10 Reasons Why Monks Shouldn’t be Invited to Lecture in Assemblies

Jain Muni Tarun Sagar addressing the Haryana Vidhan Sabha in Chandigarh on Friday. (Photo: PTI)

By Ashish Dikshit

On Friday afternoon, the Haryana Assembly witnessed an unprecedented event. The Assembly, which runs on the rules laid down by the Constitution and discusses issues of the common people, suddenly turned into a religious ceremony. Digambar Jain monk Tarun Sagar Maharaj delivered a lecture on issues ranging from peace of mind, to which is more important — religion or polity.

While social media was busy discussing whether a naked man should be allowed inside a Vidhan Sabha, I have more serious questions to ask. I have high regards for this monk as I have for any other religious leader. I have nothing against his naked appearance as it’s his personal choice based on religious beliefs.

But I think he should not have been invited to deliver sermons inside the House. To ensure that protocol was not violated, the discourse was held after the day’s proceedings were adjourned. So, technically, the monk addressed a meeting of MLAs, which happened to be inside the four walls of the Assembly, but practically, as we all know — the monk addressed the Haryana Assembly.

Here are 10 reasons why inviting the monk to lecture a state assembly was probably not the right thing to do.

10 Reasons to Ponder On

(Picture courtesy: muchata.com)

1. Inviting a religious leader inside the publicly elected Assembly goes against the principle of secularism, which is mentioned in the preamble of the Constitution of India. Even if everyone has the right to practice and profess his/her religion, the State is expected not to discriminate, patronise or meddle in the profession of any religion.

2. Only elected representatives, ministers and Assembly officials are allowed inside the House. Non-elected people are not allowed to enter or speak inside the Assembly. (There are few exceptions like the Attorney General, who is allowed to speak inside the Parliament.)

3. Since a monk of one religion has now addressed the MLAs, demands can be made by people of other religions. Will other religious functionaries be invited? If not, then will that not be discriminatory? If yes, how long will this go on for?

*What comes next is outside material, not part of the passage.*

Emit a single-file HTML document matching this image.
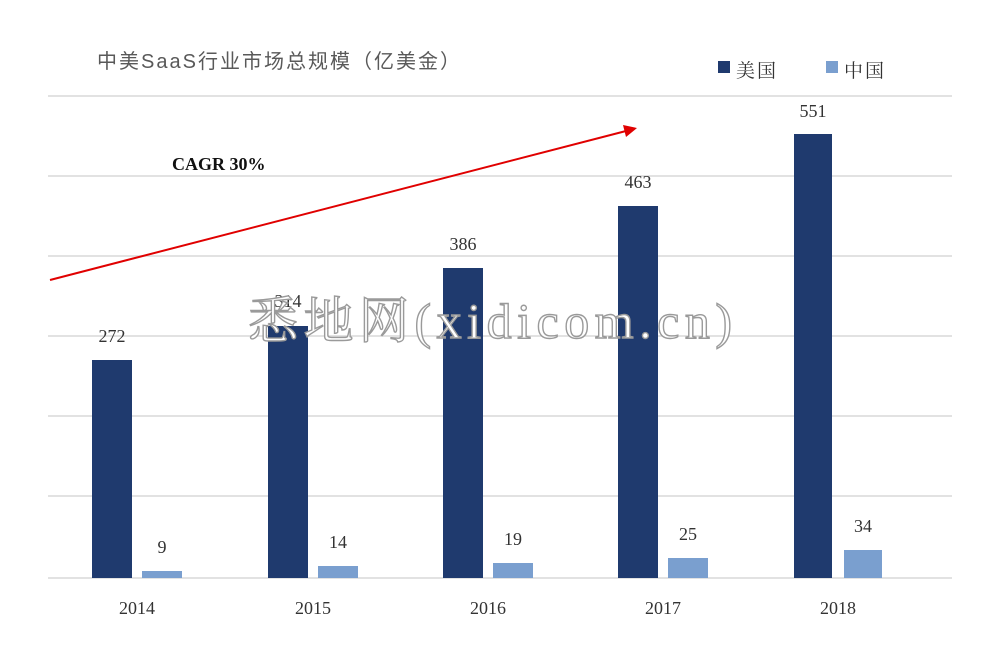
<!DOCTYPE html>
<html><head><meta charset="utf-8"><style>
html,body{margin:0;padding:0;background:#fff;}
svg{display:block;}
</style></head><body>
<svg width="988" height="652" viewBox="0 0 988 652" xmlns="http://www.w3.org/2000/svg">
<rect width="988" height="652" fill="#fff"/>
<text x="97" y="68" font-family="'Liberation Sans','Noto Sans CJK SC',sans-serif" font-size="20" fill="#595959" textLength="363" lengthAdjust="spacing">中美SaaS行业市场总规模（亿美金）</text>
<rect x="718" y="61" width="12" height="12" fill="#1f3a6e"/>
<text x="736" y="77" font-family="'Liberation Serif','Noto Serif CJK SC',serif" font-size="19" fill="#333" textLength="40">美国</text>
<rect x="826" y="61" width="12" height="12" fill="#7a9fcf"/>
<text x="844" y="77" font-family="'Liberation Serif','Noto Serif CJK SC',serif" font-size="19" fill="#333" textLength="40">中国</text>
<g stroke="#d9d9d9" stroke-width="1.5">
<line x1="48" y1="96" x2="952" y2="96"/>
<line x1="48" y1="176" x2="952" y2="176"/>
<line x1="48" y1="256" x2="952" y2="256"/>
<line x1="48" y1="336" x2="952" y2="336"/>
<line x1="48" y1="416" x2="952" y2="416"/>
<line x1="48" y1="496" x2="952" y2="496"/>
<line x1="48" y1="578" x2="952" y2="578"/>
</g>
<g fill="#1f3a6e">
<rect x="92" y="360" width="40" height="218"/>
<rect x="268" y="326" width="40" height="252"/>
<rect x="443" y="268" width="40" height="310"/>
<rect x="618" y="206" width="40" height="372"/>
<rect x="794" y="134" width="38" height="444"/>
</g>
<g fill="#7a9fcf">
<rect x="142" y="571" width="40" height="7"/>
<rect x="318" y="566" width="40" height="12"/>
<rect x="493" y="563" width="40" height="15"/>
<rect x="668" y="558" width="40" height="20"/>
<rect x="844" y="550" width="38" height="28"/>
</g>
<g font-family="'Liberation Serif',serif" font-size="18" fill="#333" text-anchor="middle">
<text x="112" y="342">272</text>
<text x="288" y="307">314</text>
<text x="463" y="250">386</text>
<text x="638" y="188">463</text>
<text x="813" y="117">551</text>
<text x="162" y="553">9</text>
<text x="338" y="548">14</text>
<text x="513" y="545">19</text>
<text x="688" y="540">25</text>
<text x="863" y="532">34</text>
<text x="137" y="614">2014</text>
<text x="313" y="614">2015</text>
<text x="488" y="614">2016</text>
<text x="663" y="614">2017</text>
<text x="838" y="614">2018</text>
</g>
<text x="172" y="170" font-family="'Liberation Serif',serif" font-size="18" font-weight="bold" fill="#111">CAGR 30%</text>
<line x1="50" y1="280" x2="626" y2="131" stroke="#e00000" stroke-width="2"/>
<polygon points="637,128 623,125 626,137" fill="#e00000"/>
<text x="248" y="338" font-family="'Liberation Serif','Noto Serif CJK SC',serif" font-size="50" fill="#fff" stroke="#9a9a9a" stroke-width="1.4" textLength="484">悉地网(xidicom.cn)</text>
</svg>
</body></html>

4. If more religious leaders are to be invited, what will be the criteria of chosing them? What is the process of picking one functionary among thousands?

5. Media reports from Haryana say that the monk was seated above the Chairman and Governor. If true, this demeans the Constitutional posts.

6. While speaking on a range of issues, the monk took a jibe at Pakistan. Indo-Pak ties constitute a highly sensitive matter, and when a religious leader speaks about it inside a state Assembly, it definitely becomes a matter of concern.

7. The monk said religion was like a husband and politics like a wife, and that the wife should “accept the discipline of the husband”. So, he essentially means thatpolitical leaders should listen to religious leaders. This is definitely not the modern India envisaged in our Constitution.

8. That a wife should accept the discipline of her husband is a highly objectionable statement, which is antithetical to gender equality.

9. That a religious leader is above a political leader, or the latter should listen to the prior is a medieval thought, which reflects in inviting the monk, as well as in his sermons.

10. Disturbingly, considering electoral mathematics, even the Opposition parties have kept quiet about this — Congress leaders in Haryana don’t want to talk about it.

What Does the Constitution Say About This?

I spoke with Constitutional experts about this. While Dr Subhash Kashyap, who was also the Secretary General of Lok Sabha was guarded in his response, Dr Ashok Chousalkar was upfront.

The House is the master of its opinion. We cannot question the wisdom of the House. Had it happened in the session, it would not have been in the spirit of the Constitution. But technically the monk did not address the Assembly (as it was adjourned), so it’s not a matter of Constitutional protocols, but a matter of propriety.

Dr Subhash Kashyap, Constitutional Expert

Even if the House was adjourned technically, what happened was absolutely wrong and goes against the spirit of the Constitution.

Dr Ashok Chousalkar, Constitutional Expert

While reading about Haryana, I found out that the revered monk has been invited to address MLAs in the Madhya Pradesh Assembly more than once, making Haryana the second state. Which will be the third one now?

PS: Remember High Sparrow?

(Picture Courtesy: Goliath.com)

Those who watch Game of Thrones are familiar with the fictional character ‘High Sparrow’. He is a righteous religious leader, who is given importance by the royal family. But, eventually, he grows more influential than the king and ends up complicating a lot of problems for the kingdom.